大事にしていてもあちこち痛んだCXパラスを貰い、
絵も貰って清算となった。そしてその人とはそれっきり疎遠となった。

「客船の客室に飾ってあった絵なんだ。
この絵が好きでね。でも君に上げるよ」
いい格好をして、夢を追ってはいたが、潮時が来たのを知ったのだろうか。

その絵は綺麗に、丁寧に梱包してあった。
それまで家で飾っていたのだという。
「僕の人生を上げるんだ。最後に包装したんだ」

生憎(あいにく)、絵に含蓄がない僕は梱包のままにしていたので、
その絵は30年前と変わらず残り、
ふと気付いてリビングに飾ったのはついこの前だった。

中国、チベット、ミャンマー、アメリカ・・・、石油、食糧・・。

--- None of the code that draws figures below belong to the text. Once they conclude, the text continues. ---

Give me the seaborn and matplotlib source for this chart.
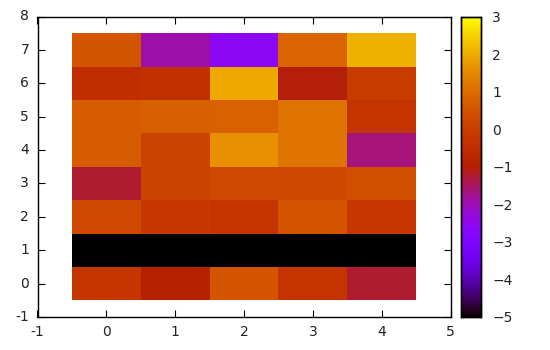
import numpy as np
import pandas as pd
import matplotlib
matplotlib.use("Agg")
import matplotlib.pyplot as plt
import seaborn as sns

# rows: y = 0..7 (bottom to top), columns: x = 0..4
x_labels = [0, 1, 2, 3, 4]
y_labels = [0, 1, 2, 3, 4, 5, 6, 7]
row0 = [-0.28, -0.98, 0.52, -0.30, -1.23]
row1 = [-5.0, -5.0, -5.0, -5.0, -5.0]
row2 = [0.25, -0.18, -0.30, 0.52, -0.18]
row3 = [-1.23, 0.10, 0.25, 0.22, 0.39]
row4 = [0.68, 0.10, 1.62, 1.15, -1.65]
row5 = [0.68, 0.78, 0.80, 1.15, -0.30]
row6 = [-0.48, -0.42, 1.94, -1.05, -0.07]
row7 = [0.55, -1.93, -2.59, 0.85, 2.07]
x_ticks = [-1, 0, 1, 2, 3, 4, 5]
y_ticks = [-1, 0, 1, 2, 3, 4, 5, 6, 7, 8]
cb_ticks = [-5, -4, -3, -2, -1, 0, 1, 2, 3]

df = pd.DataFrame([row0, row1, row2, row3, row4, row5, row6, row7],
                  index=y_labels, columns=x_labels)

sns.set_style("white")
plt.rcParams['font.family'] = ['DejaVu Sans']
plt.rcParams['font.size'] = 10

fig = plt.figure(figsize=(5.5, 3.5), dpi=100)
ax = fig.add_axes([37.5/550, 1-317/350, (450.5-37.5)/550, (317-16.5)/350])
cax = fig.add_axes([461/550, 1-317/350, 20/550, (317-16.5)/350])

sns.heatmap(df, ax=ax, cmap="gnuplot", vmin=-5, vmax=3, cbar=True, cbar_ax=cax,
            cbar_kws={"ticks": cb_ticks})

ax.set_xlim(-0.5, 5.5)
ax.set_ylim(-0.5, 8.5)
ax.set_xticks([t + 0.5 for t in x_ticks])
ax.set_xticklabels([str(t) for t in x_ticks], rotation=0, fontsize=10)
ax.set_yticks([t + 0.5 for t in y_ticks])
ax.set_yticklabels([str(t) for t in y_ticks], rotation=0, fontsize=10)
ax.set_xlabel("")
ax.set_ylabel("")
for s in ax.spines.values():
    s.set_visible(True)
    s.set_color("black")
    s.set_linewidth(1.0)
ax.tick_params(direction="in", length=5, width=0.8, top=True, right=True,
               bottom=True, left=True, colors="black", labelcolor="#222222",
               pad=6)

cax.tick_params(direction="in", length=4, width=0.8, left=True, right=True,
                colors="black", labelcolor="#222222", labelsize=10, pad=8)
cax.yaxis.set_ticks_position("both")
for s in cax.spines.values():
    s.set_visible(True)
    s.set_color("black")
    s.set_linewidth(1.0)

fig.savefig("out.png", dpi=100)
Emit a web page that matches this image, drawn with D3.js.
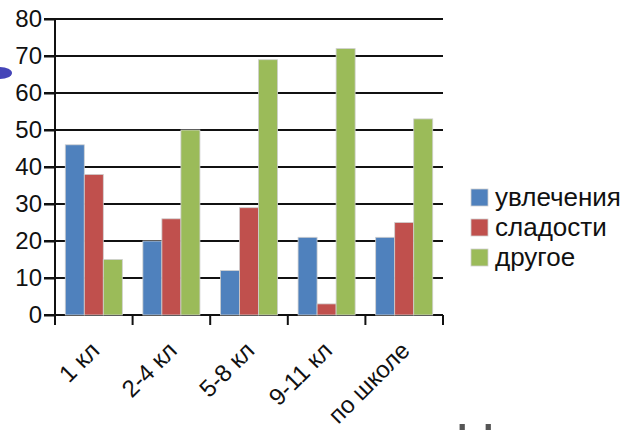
<!DOCTYPE html>
<html>
<head>
<meta charset="utf-8">
<script src="https://cdn.jsdelivr.net/npm/d3@7"></script>
<style>
  body { margin: 0; background: #fff; }
  svg { display: block; font-family: "Liberation Sans", Arial, sans-serif; }
</style>
</head>
<body>
<div id="chart"></div>
<script>
const categories = ["1 кл", "2-4 кл", "5-8 кл", "9-11 кл", "по школе"];
const seriesNames = ["увлечения", "сладости", "другое"];
const hobbies = [46, 20, 12, 21, 21];
const sweets = [38, 26, 29, 3, 25];
const other = [15, 50, 69, 72, 53];
const yTicks = [0, 10, 20, 30, 40, 50, 60, 70, 80];
const colors = ["#4F81BD", "#C0504D", "#9BBB59"];

const width = 629, height = 430;
const plot = { left: 55, right: 443, top: 19, bottom: 315 };

const svg = d3.select("#chart").append("svg")
    .attr("width", width)
    .attr("height", height);

// slide decoration: cut-off blue bullet at left
svg.append("ellipse")
    .attr("cx", 0).attr("cy", 73)
    .attr("rx", 12).attr("ry", 6)
    .attr("fill", "#4545b8");

const x0 = d3.scaleBand().domain(categories).range([plot.left, plot.right]).padding(0);
const x1 = d3.scaleBand().domain(seriesNames).range([0, x0.bandwidth()])
    .paddingInner(0).paddingOuter(0.54);
const y = d3.scaleLinear().domain([0, 80]).range([plot.bottom, plot.top]);

// gridlines
svg.append("g")
    .selectAll("line")
    .data(yTicks)
    .join("line")
    .attr("x1", plot.left - 11)
    .attr("x2", plot.right)
    .attr("y1", d => y(d))
    .attr("y2", d => y(d))
    .attr("stroke", "#111")
    .attr("stroke-width", 2);

// bars
const rows = categories.map((c, i) => ({ cat: c, values: [hobbies[i], sweets[i], other[i]] }));
svg.append("g")
    .selectAll("g")
    .data(rows)
    .join("g")
    .attr("transform", d => `translate(${x0(d.cat)},0)`)
    .selectAll("rect")
    .data(d => d.values.map((v, j) => ({ key: seriesNames[j], value: v, color: colors[j] })))
    .join("rect")
    .attr("x", d => x1(d.key))
    .attr("y", d => y(d.value))
    .attr("width", x1.bandwidth())
    .attr("height", d => y(0) - y(d.value))
    .attr("fill", d => d.color)
    .attr("stroke", "#cfcfcf")
    .attr("stroke-width", 0.8);

// y axis
const yAxis = svg.append("g")
    .attr("transform", `translate(${plot.left},0)`)
    .call(d3.axisLeft(y).tickValues(yTicks).tickSize(11).tickPadding(2));
yAxis.select(".domain").attr("stroke", "#111").attr("stroke-width", 2)
    .attr("d", `M0,${plot.top}V${plot.bottom}`);
yAxis.selectAll(".tick line").attr("stroke", "#111").attr("stroke-width", 2);
yAxis.selectAll(".tick text")
    .attr("font-size", 24)
    .attr("fill", "#111")
    .attr("font-family", "Liberation Sans, Arial, sans-serif");

// x axis: category boundary ticks
const xAxis = svg.append("g").attr("transform", `translate(0,${plot.bottom})`);
const bounds = categories.map(c => x0(c)).concat([x0.range()[1]]);
xAxis.selectAll("line.sep")
    .data(bounds)
    .join("line")
    .attr("class", "sep")
    .attr("x1", d => d).attr("x2", d => d)
    .attr("y1", 0).attr("y2", 10)
    .attr("stroke", "#111").attr("stroke-width", 2);

xAxis.selectAll("text")
    .data(categories)
    .join("text")
    .attr("transform", d => `translate(${x0(d) + x0.bandwidth() / 2 + 7},${37}) rotate(-45)`)
    .attr("text-anchor", "end")
    .attr("font-size", 24)
    .attr("fill", "#111")
    .text(d => d);

// legend
const legend = svg.append("g").attr("transform", "translate(471,189)");
const items = legend.selectAll("g")
    .data(seriesNames)
    .join("g")
    .attr("transform", (d, i) => `translate(0,${i * 30})`);
items.append("rect")
    .attr("width", 17).attr("height", 17)
    .attr("fill", (d, i) => colors[i])
    .attr("stroke", "#cfcfcf").attr("stroke-width", 0.8);
items.append("text")
    .attr("x", 24).attr("y", 17)
    .attr("font-size", 26)
    .attr("fill", "#111")
    .text(d => d);

// slide decoration: cut-off heading at bottom right
svg.append("text")
    .attr("x", 455).attr("y", 462)
    .attr("font-size", 56)
    .attr("fill", "#555")
    .text("Наш");
</script>
</body>
</html>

温暖化、異常気象。
混沌とは無縁の静かな絵が、逆に遠い昔を濃密に思い出させ蘇らせる。

そういえばあのお客の家族構成とか、
その有り様とかに全然至っていないことに気付いた。
奥さんがいたのだろうか?若い女性を見たが、
奥さんという感じでもなかった。

どうあれ、この絵を僕に渡すとき(シトロエンCXパラスの修理代として)、
あのお客がそれまでの人生の思い出と決別したことは間違いなさそうだった。

今月中にカメラで撮って掲載しますが、皆さまの感想は如何でしょうか。
この絵に人生がこもっていますか?何の変哲もなき絵ですか?
斯様(かよう)に思い込み次第で、全てが成り立っているのでしょうか。

全く唐突に無関係に、僕は遠いお客様とシトロエンを思い出したのでした。